For the vast majority of my life, I grew up in a black household among black people. And by “black household,” I mean one where what I’ve come to know as black linguistics, colloquialisms, musics, seasonings and conversations were the order of the day, not intentionally, but by the good Lord’s design.
I spent most summers with my white mother in various parts of southeastern Michigan (moving west from Ypsilanti to a final residential location of Jackson, Mich., about an hour-plus from Detroit) and never really thought to pay attention to any differences. For one, my mother, while a Michigander in residence, is a French immigrant, so there’s a whole different set of cultural norms at work, but also, who pays attention to that type of stuff when you’re 13? I was too busy rocking DJ Quik.
But as I’ve gotten older and started paying attention to cultural differences, one of the most noticeable has been the lexicon that is par for the course for everyday conversation amongs my peers in both an ironic and unironic sense. Here’s the thing: I have no idea if any of this shit is actually “black” or if I just don’t know enough white people to know if they also say similar things.
While those “Stuff __ People Say” videos were all the rage for their comedic value, the truth is, they landed on stereotypes that I’m comfortable with because they fit my life. On the flip side, I wonder if black folks are the only ones who say certain stuff. Stuff like:
1. I wish a motherfucker would!
Real question: Do white people who didn’t grow up around black people say this? It seems so ethnically flavorful, imbued with the spirits of the Motherland. But perhaps my implicit bias is showing its pretty little head. I’m truly curious if there are white people who say this as part of their regular scheduled programming. Hell, I actually sit at home and THINK about stuff that I wish a motherfucker would do JUST so that I could say, “I wish a motherfucker WOULD ... ” It’s a thing.
2. Oh no she didn’t!
Be clear—it’s important to put the right emphasis on the right syllables here. So I’m not simply saying, “Oh no she did not.” I’m saying, “OH no she DIDN’T.” Like every self-respecting annoyed person of color would do. OK, I have no idea how other people of color say it. I’m projecting. I’m a projector. Movies.

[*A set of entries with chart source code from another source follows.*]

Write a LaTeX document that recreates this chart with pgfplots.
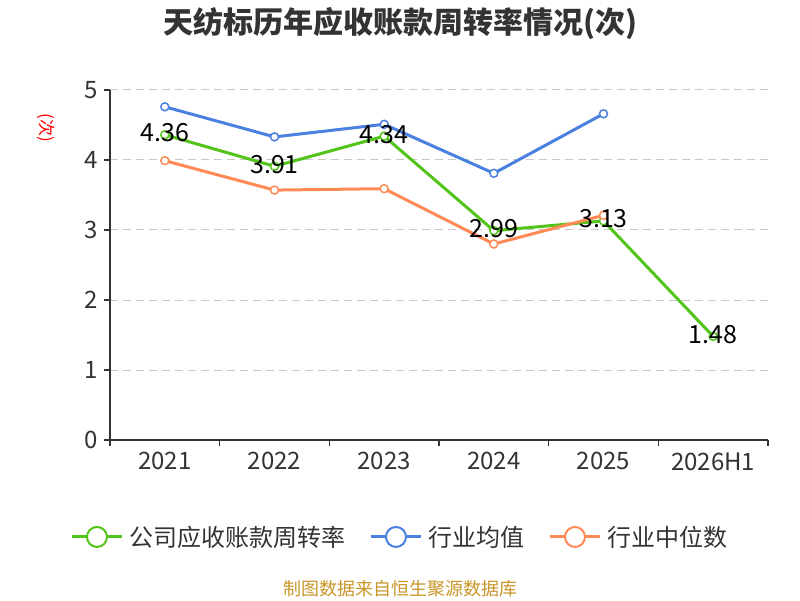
\documentclass[border=0pt]{standalone}
\usepackage{pgfplots}
\pgfplotsset{compat=1.18}
\usepackage{fontspec}
\setmainfont{Noto Sans CJK SC}
\definecolor{cgreen}{RGB}{82,196,26}
\definecolor{cblue}{RGB}{74,128,224}
\definecolor{corange}{RGB}{255,138,85}
\definecolor{ctext}{RGB}{51,51,51}
\definecolor{cgrid}{RGB}{200,200,200}
\definecolor{cfoot}{RGB}{200,150,40}
\begin{document}
\begin{tikzpicture}[x=1pt,y=1pt]
\path[use as bounding box] (0,0) rectangle (800,600);
\node[font=\fontsize{30}{33}\selectfont\bfseries, text=ctext] at (400,576) {天纺标历年应收账款周转率情况(次)};
\node[font=\fontsize{17}{20}\selectfont, text=red, rotate=-90] at (46,472) {(次)};
\node[font=\fontsize{18}{21}\selectfont, text=cfoot] at (400,11) {制图数据来自恒生聚源数据库};
\begin{axis}[
  at={(110pt,160pt)}, anchor=south west,
  scale only axis, width=658pt, height=350pt,
  xmin=-0.5, xmax=5.5, ymin=0, ymax=5,
  axis lines=left, axis line style={-, ctext, line width=1.2pt},
  xtick={0,...,5},
  xticklabels={2021,2022,2023,2024,2025,2026H1},
  minor xtick={-0.5,0.5,...,5.5},
  ytick={0,...,5},
  tick align=outside,
  major tick length=6pt, minor tick length=6pt,
  major x tick style={draw=none},
  every tick/.style={ctext, line width=1.2pt},
  minor tick style={ctext, line width=1.2pt},
  ymajorgrids, major grid style={cgrid, dashed, line width=1pt, dash pattern=on 8pt off 5pt},
  tick label style={font=\fontsize{24}{27}\selectfont, text=ctext},
  xticklabel style={yshift=-3pt},
  yticklabel style={xshift=-3pt},
  /pgf/number format/assume math mode=true,
  legend style={at={(0.4407,-0.277)}, anchor=center, draw=none, fill=none,
    font=\fontsize{24}{27}\selectfont, text=ctext,
    /tikz/every odd column/.append style={column sep=4pt},
    /tikz/every even column/.append style={column sep=22pt}},
  legend columns=3,
  legend image code/.code={
    \draw[#1, mark=none] (0pt,0pt)--(50pt,0pt);
    \draw[#1, mark=none, fill=white, line width=2pt] (25pt,0pt) circle (10pt);
  },
  every axis plot/.append style={line width=3pt, mark=*, mark size=4pt,
    mark options={fill=white, line width=1.5pt}},
]
\addplot[cgreen] coordinates {(0,4.36) (1,3.91) (2,4.34) (3,2.99) (4,3.13) (5,1.48)};
\addlegendentry{公司应收账款周转率}
\addplot[cblue] coordinates {(0,4.76) (1,4.33) (2,4.51) (3,3.81) (4,4.66)};
\addlegendentry{行业均值}
\addplot[corange] coordinates {(0,3.99) (1,3.57) (2,3.59) (3,2.80) (4,3.21)};
\addlegendentry{行业中位数}
\addplot[draw=none, mark=none, forget plot,
  nodes near coords, point meta=explicit symbolic,
  every node near coord/.append style={anchor=center, yshift=2pt, text=black,
    font=\fontsize{25}{28}\selectfont}]
  coordinates {(0,4.36) [4.36] (1,3.91) [3.91] (2,4.34) [4.34] (3,2.99) [2.99] (4,3.13) [3.13] (5,1.48) [1.48]};
\end{axis}
\end{tikzpicture}
\end{document}
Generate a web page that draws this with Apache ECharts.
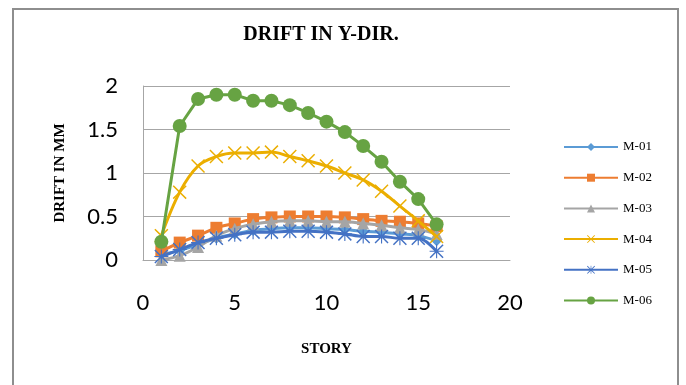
<!DOCTYPE html>
<html>
<head>
<meta charset="utf-8">
<script src="https://cdn.jsdelivr.net/npm/echarts@6/dist/echarts.min.js"></script>
<style>
  html, body { margin: 0; padding: 0; background: #fff; }
  #chart { width: 686px; height: 385px; }
</style>
</head>
<body>
<div id="chart"></div>
<script>
// Storey numbers and inter-storey drift (mm) for each model
const stories = [1, 2, 3, 4, 5, 6, 7, 8, 9, 10, 11, 12, 13, 14, 15, 16];
const m01 = [0.06, 0.11, 0.18, 0.25, 0.30, 0.34, 0.36, 0.37, 0.37, 0.36, 0.35, 0.33, 0.32, 0.30, 0.28, 0.22];
const m02 = [0.10, 0.20, 0.28, 0.37, 0.42, 0.47, 0.49, 0.50, 0.50, 0.50, 0.49, 0.47, 0.45, 0.44, 0.42, 0.39];
const m03 = [0.00, 0.05, 0.15, 0.28, 0.36, 0.41, 0.44, 0.45, 0.45, 0.44, 0.44, 0.42, 0.40, 0.37, 0.35, 0.30];
const m04 = [0.28, 0.78, 1.08, 1.19, 1.23, 1.23, 1.24, 1.19, 1.14, 1.08, 1.00, 0.92, 0.79, 0.62, 0.45, 0.27];
const m05 = [0.04, 0.12, 0.20, 0.25, 0.29, 0.32, 0.32, 0.33, 0.33, 0.32, 0.30, 0.27, 0.27, 0.25, 0.25, 0.10];
const m06 = [0.21, 1.54, 1.85, 1.90, 1.90, 1.83, 1.83, 1.78, 1.69, 1.59, 1.47, 1.31, 1.13, 0.90, 0.70, 0.41];

const seriesNames = ['M-01', 'M-02', 'M-03', 'M-04', 'M-05', 'M-06'];
const yTicks = [0, 0.5, 1, 1.5, 2];
const xTicks = [0, 5, 10, 15, 20];

// marker shapes
const crossPath = 'path://M1.5 0L10 8.5L18.5 0L20 1.5L11.5 10L20 18.5L18.5 20L10 11.5L1.5 20L0 18.5L8.5 10L0 1.5Z';
const starPath = 'path://M1.5 0L10 8.5L18.5 0L20 1.5L11.5 10L20 18.5L18.5 20L10 11.5L1.5 20L0 18.5L8.5 10L0 1.5Z' +
  'M9.2 0L10.8 0L10.8 20L9.2 20Z M0 9.2L20 9.2L20 10.8L0 10.8Z';

const styles = [
  { color: '#5B9BD5', symbol: 'diamond', size: 11, smooth: true },
  { color: '#ED7D31', symbol: 'rect', size: 12, smooth: true },
  { color: '#A5A5A5', symbol: 'triangle', size: 12, smooth: true },
  { color: '#EBAE00', symbol: crossPath, size: 14, smooth: true },
  { color: '#4472C4', symbol: starPath, size: 14, smooth: true },
  { color: '#67A343', symbol: 'circle', size: 14, smooth: false }
];
const values = [m01, m02, m03, m04, m05, m06];

const series = seriesNames.map((name, i) => ({
  name: name,
  type: 'line',
  data: stories.map((s, k) => [s, values[i][k]]),
  symbol: styles[i].symbol,
  symbolSize: styles[i].size,
  smooth: styles[i].smooth ? 0.35 : false,
  showAllSymbol: true,
  lineStyle: { color: styles[i].color, width: 3 },
  itemStyle: { color: styles[i].color, borderWidth: 0 },
  emphasis: { disabled: true },
  z: 2 + i
}));

const chart = echarts.init(document.getElementById('chart'), null, { renderer: 'canvas' });
chart.setOption({
  animation: false,
  backgroundColor: '#fff',
  title: {
    text: 'DRIFT IN Y-DIR.',
    left: 316, top: 20, textAlign: 'center',
    textStyle: { fontFamily: 'Liberation Serif', fontWeight: 'bold', fontSize: 20, color: '#000' }
  },
  graphic: [{
    type: 'rect',
    shape: { x: 13, y: 9, width: 665, height: 400 },
    style: { fill: 'none', stroke: '#8e8e8e', lineWidth: 2 },
    silent: true
  }],
  legend: {
    orient: 'vertical',
    left: 558, top: 135,
    itemWidth: 54, itemHeight: 10, itemGap: 16.7,
    data: seriesNames,
    textStyle: { fontFamily: 'Liberation Serif', fontSize: 13, color: '#000', lineHeight: 14 }
  },
  grid: { left: 143, right: 176, top: 86, bottom: 125 },
  xAxis: {
    type: 'value', min: xTicks[0], max: xTicks[xTicks.length - 1], interval: 5,
    name: 'STORY', nameLocation: 'middle', nameGap: 82,
    nameTextStyle: { fontFamily: 'Liberation Serif', fontWeight: 'bold', fontSize: 15, color: '#000' },
    axisLine: { show: true, lineStyle: { color: '#a6a6a6', width: 1 } },
    axisTick: { show: false },
    splitLine: { show: false },
    axisLabel: { margin: 32, fontFamily: 'Lato', fontSize: 22, color: '#000' }
  },
  yAxis: {
    type: 'value', min: yTicks[0], max: yTicks[yTicks.length - 1], interval: 0.5,
    name: 'DRIFT IN MM', nameLocation: 'middle', nameGap: 75, nameRotate: 90,
    nameTextStyle: { fontFamily: 'Liberation Serif', fontWeight: 'bold', fontSize: 15, color: '#000' },
    axisLine: { show: true, lineStyle: { color: '#a6a6a6', width: 1 } },
    axisTick: { show: false },
    splitLine: { show: true, lineStyle: { color: '#a6a6a6', width: 1 } },
    axisLabel: { margin: 25, fontFamily: 'Lato', fontSize: 22, color: '#000' }
  },
  series: series
});
</script>
</body>
</html>
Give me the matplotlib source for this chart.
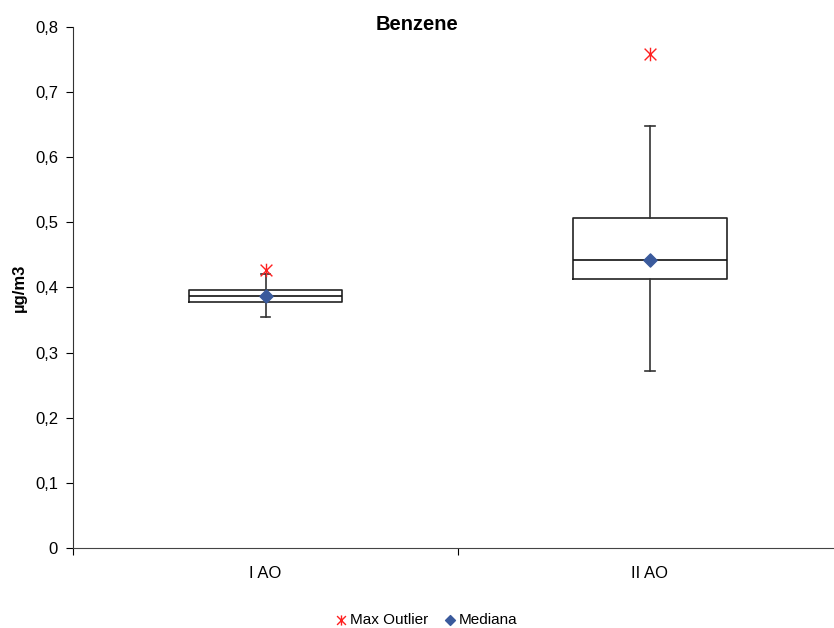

3. You bet’ not do XYZ ...
Well, we know that Trump recently said that North Korea best not, so I’m going to assume that non-POC absolutely say this because Trump is out here showing his best whiteness. And Southern white people absolutely would say “bet’ not” if Trump—a non-Southerner—would say that somebody best not.
4. You got me fucked up.
This seems like such a simple and accurate statement that I wouldn’t be surprised if every racial, ethnic or Facebook group has its own version of it. “You got me fucked up” should be on bumper stickers in Siberia ... if it’s not already. Truly, it’s one of my favorite sayings regardless of the situation. If white people don’t say this, they probably should. (I kind of assume this is one of those statements where if white people do say this, it’s the Southerners.)
5. What had happened was ...
This is the stripper-named-Diamond standard of what I presume to be black statements. I’ve never heard a nonblack person say this, in real life or movies, whereas it is a staple of the black community in all of its “What I’m about to say is about to be some bullshit” glory. Is it only black or nah?
As with everything else on this list, inquiring minds would like to know: Who else says these things?